Narayamkulam is a village in Kottur Panjayath, Kozhikode district, India.

Demographics
Most of the people are Hindus and there are many Muslim families. T. P. Rajeevan, Veerankutty and Madhusoodanan Cherukkad, Lineesh Narayamkulam and Parvana Abhilash are famous people from Narayamkulam.

Geography
Veyapara is the highest place in Narayamkulam. We can see all of Kozhikode and western part of Wayanad from Veyapara.

Economy
People are following many kinds of economic cooperation like:

 Panam payattu
 Sahayakuri

There are many kutumbasree units and Touring club. Contributions of the same are valuable in the economic and social development of the village.
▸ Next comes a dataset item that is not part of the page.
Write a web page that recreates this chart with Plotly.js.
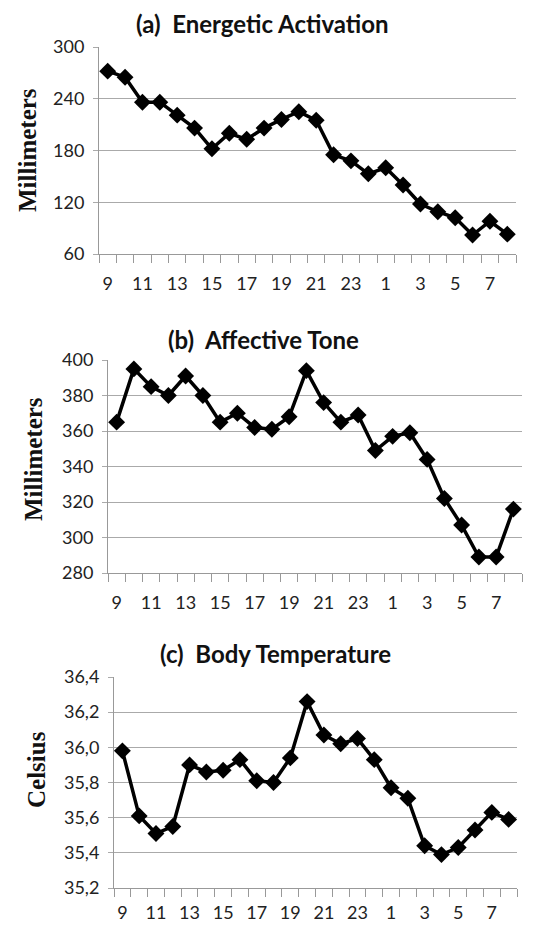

Thandappuram is the main part of Narayamkulam.

Transportation
Narayamkulam village connects to other parts of India through Vatakara town on the west and Kuttiady town on the east.  National Highway No. 66 passes through Vatakara and the northern stretch connects to Mangalore, Goa and Mumbai.  The southern stretch connects to Cochin and Trivandrum.  The eastern National Highway No.54 going through Kuttiady connects to Mananthavady, Mysore and Bangalore. The nearest airports are at Kannur and Kozhikode.  The nearest railway station is at Koyilandy.